TASK BRIEF: Omit all pictures, then retype the data exactly as given.
════════════════════
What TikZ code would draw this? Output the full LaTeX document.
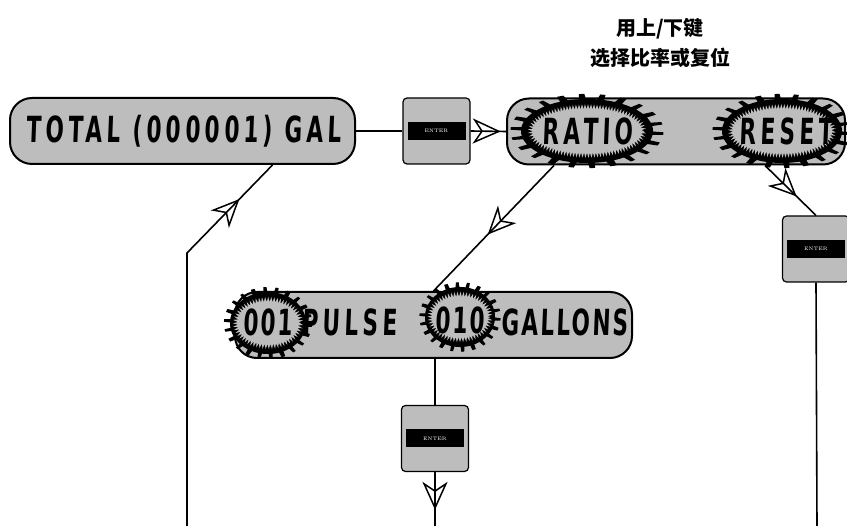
\documentclass[tikz,border=0pt]{standalone}
\usepackage{fontspec}
\usetikzlibrary{arrows.meta,decorations.markings,decorations.pathmorphing}
\newfontfamily\cjk{Noto Sans CJK SC}
\newfontfamily\lcdfont{DejaVu Sans}[FakeSlant=0.04,FakeStretch=0.6,LetterSpace=12]

\definecolor{lcdgray}{gray}{0.74}

\newcommand{\lcdgear}[4]{%
    \fill[black] plot[domain=0:360,samples=361,variable=\t]
        ({#1+#3*(1+0.16*(sin(22*\t)>0.5))*cos(\t)},{#2+#4*(1+0.16*(sin(22*\t)>0.5))*sin(\t)}) -- cycle;
    \fill[lcdgray, decorate, decoration={zigzag,segment length=3pt,amplitude=2.5pt}]
        (#1,#2) ellipse [x radius={0.86*#3pt}, y radius={0.76*#4pt}];
}

\tikzset{
    display/.style={draw=black, line width=2pt, fill=lcdgray, rounded corners=22pt, minimum height=66pt, inner sep=0pt},
    enterkey/.style={draw=black, line width=1.2pt, fill=lcdgray, rounded corners=4pt, minimum width=67pt, minimum height=66pt},
    enterbar/.style={fill=black, text=white, font=\fontsize{5}{5}\selectfont, minimum width=58pt, minimum height=18pt, inner sep=0pt},
    lcd/.style={font=\lcdfont\bfseries\fontsize{36}{36}\selectfont, inner sep=0pt},
    wire/.style={line width=1.6pt},
    midarrow/.style={postaction={decorate}, decoration={markings, mark=at position #1 with {\arrow[line width=1.5pt]{Stealth[open, length=20pt, width=18pt, inset=6pt, scale=1.4]}}}}
}

\begin{document}
\begin{tikzpicture}[x=1pt, y=-1pt]
    \clip (0,0) rectangle (847,526);

    \node[align=center, font=\cjk\bfseries\fontsize{20}{30}\selectfont] (hint) at (660,43) {用上/下键\\选择比率或复位};

    \node[display, minimum width=345pt] (total) at (182.5,131) {};
    \node[display, minimum width=338pt] (ratio) at (676,131.5) {};
    \node[display, minimum width=397pt] (pulse) at (433.5,325) {};

    \lcdgear{587}{131}{66}{32}
    \lcdgear{782}{131}{60}{32}
    \lcdgear{268}{323}{38}{31}
    \lcdgear{460}{317}{35}{30}

    \node[lcd] (totaltxt) at (184,131) {TOTAL (000001) GAL};
    \node[lcd] (ratiotxt) at (588,131) {RATIO};
    \node[lcd] (resettxt) at (786,131) {RESET};
    \node[lcd, font=\lcdfont\bfseries\fontsize{36}{36}\selectfont\addfontfeature{LetterSpace=6}] (onetxt) at (268,322) {001};
    \node[lcd] (pulsetxt) at (350,322) {PULSE};
    \node[lcd, font=\lcdfont\bfseries\fontsize{36}{36}\selectfont\addfontfeature{LetterSpace=6}] (tentxt) at (460,320) {010};
    \node[lcd, font=\lcdfont\bfseries\fontsize{36}{36}\selectfont\addfontfeature{LetterSpace=6}] (galtxt) at (565,322) {GALLONS};

    \node[enterkey] (enterA) at (436.5,131) {};
    \node[enterbar] (barA) at (enterA) {ENTER};
    \node[enterkey] (enterB) at (435,438.5) {};
    \node[enterbar] (barB) at (enterB) {ENTER};
    \node[enterkey] (enterC) at (816,249) {};
    \node[enterbar] (barC) at (enterC) {ENTER};

    \coordinate (exitB) at (435,526);
    \coordinate (exitC) at (817,526);
    \coordinate (loopin) at (187,526);
    \coordinate (bend) at (187,253);

    \draw[wire] (total.east) -- (enterA.west);
    \draw[wire, midarrow=0.85] (enterA.east) -- (ratio.west);
    \draw[wire, midarrow=0.55] ([xshift=-122pt]ratio.south) -- (pulse.north);
    \draw[wire, midarrow=0.62] ([xshift=89pt]ratio.south) -- (enterC.north);
    \draw[wire] (enterB.north |- pulse.south) -- (enterB.north);
    \draw[wire, midarrow=0.7] (enterB.south) -- (exitB);
    \draw[wire] (enterC.south) -- (exitC);
    \draw[wire, midarrow=0.88] (loopin) -- (bend) -- ([xshift=90pt]total.south);
\end{tikzpicture}
\end{document}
════════════════════
RESULT OF THE EXERCISE:
What TikZ code would draw this? Output the full LaTeX document.
\documentclass[tikz,border=0pt]{standalone}
\usepackage{fontspec}
\usetikzlibrary{arrows.meta,decorations.markings,decorations.pathmorphing}
\newfontfamily\cjk{Noto Sans CJK SC}
\newfontfamily\lcdfont{DejaVu Sans}[FakeSlant=0.04,FakeStretch=0.6,LetterSpace=12]

\definecolor{lcdgray}{gray}{0.74}

\newcommand{\lcdgear}[4]{%
    \fill[black] plot[domain=0:360,samples=361,variable=\t]
        ({#1+#3*(1+0.16*(sin(22*\t)>0.5))*cos(\t)},{#2+#4*(1+0.16*(sin(22*\t)>0.5))*sin(\t)}) -- cycle;
    \fill[lcdgray, decorate, decoration={zigzag,segment length=3pt,amplitude=2.5pt}]
        (#1,#2) ellipse [x radius={0.86*#3pt}, y radius={0.76*#4pt}];
}

\tikzset{
    display/.style={draw=black, line width=2pt, fill=lcdgray, rounded corners=22pt, minimum height=66pt, inner sep=0pt},
    enterkey/.style={draw=black, line width=1.2pt, fill=lcdgray, rounded corners=4pt, minimum width=67pt, minimum height=66pt},
    enterbar/.style={fill=black, text=white, font=\fontsize{5}{5}\selectfont, minimum width=58pt, minimum height=18pt, inner sep=0pt},
    lcd/.style={font=\lcdfont\bfseries\fontsize{36}{36}\selectfont, inner sep=0pt},
    wire/.style={line width=1.6pt},
    midarrow/.style={postaction={decorate}, decoration={markings, mark=at position #1 with {\arrow[line width=1.5pt]{Stealth[open, length=20pt, width=18pt, inset=6pt, scale=1.4]}}}}
}

\begin{document}
\begin{tikzpicture}[x=1pt, y=-1pt]
    \clip (0,0) rectangle (847,526);

    \node[align=center, font=\cjk\bfseries\fontsize{20}{30}\selectfont] (hint) at (660,43) {用上/下键\\选择比率或复位};

    \node[display, minimum width=345pt] (total) at (182.5,131) {};
    \node[display, minimum width=338pt] (ratio) at (676,131.5) {};
    \node[display, minimum width=397pt] (pulse) at (433.5,325) {};

    \lcdgear{587}{131}{66}{32}
    \lcdgear{782}{131}{60}{32}
    \lcdgear{268}{323}{38}{31}
    \lcdgear{460}{317}{35}{30}

    \node[lcd] (totaltxt) at (184,131) {TOTAL (000001) GAL};
    \node[lcd] (ratiotxt) at (588,131) {RATIO};
    \node[lcd] (resettxt) at (786,131) {RESET};
    \node[lcd, font=\lcdfont\bfseries\fontsize{36}{36}\selectfont\addfontfeature{LetterSpace=6}] (onetxt) at (268,322) {001};
    \node[lcd] (pulsetxt) at (350,322) {PULSE};
    \node[lcd, font=\lcdfont\bfseries\fontsize{36}{36}\selectfont\addfontfeature{LetterSpace=6}] (tentxt) at (460,320) {010};
    \node[lcd, font=\lcdfont\bfseries\fontsize{36}{36}\selectfont\addfontfeature{LetterSpace=6}] (galtxt) at (565,322) {GALLONS};

    \node[enterkey] (enterA) at (436.5,131) {};
    \node[enterbar] (barA) at (enterA) {ENTER};
    \node[enterkey] (enterB) at (435,438.5) {};
    \node[enterbar] (barB) at (enterB) {ENTER};
    \node[enterkey] (enterC) at (816,249) {};
    \node[enterbar] (barC) at (enterC) {ENTER};

    \coordinate (exitB) at (435,526);
    \coordinate (exitC) at (817,526);
    \coordinate (loopin) at (187,526);
    \coordinate (bend) at (187,253);

    \draw[wire] (total.east) -- (enterA.west);
    \draw[wire, midarrow=0.85] (enterA.east) -- (ratio.west);
    \draw[wire, midarrow=0.55] ([xshift=-122pt]ratio.south) -- (pulse.north);
    \draw[wire, midarrow=0.62] ([xshift=89pt]ratio.south) -- (enterC.north);
    \draw[wire] (enterB.north |- pulse.south) -- (enterB.north);
    \draw[wire, midarrow=0.7] (enterB.south) -- (exitB);
    \draw[wire] (enterC.south) -- (exitC);
    \draw[wire, midarrow=0.88] (loopin) -- (bend) -- ([xshift=90pt]total.south);
\end{tikzpicture}
\end{document}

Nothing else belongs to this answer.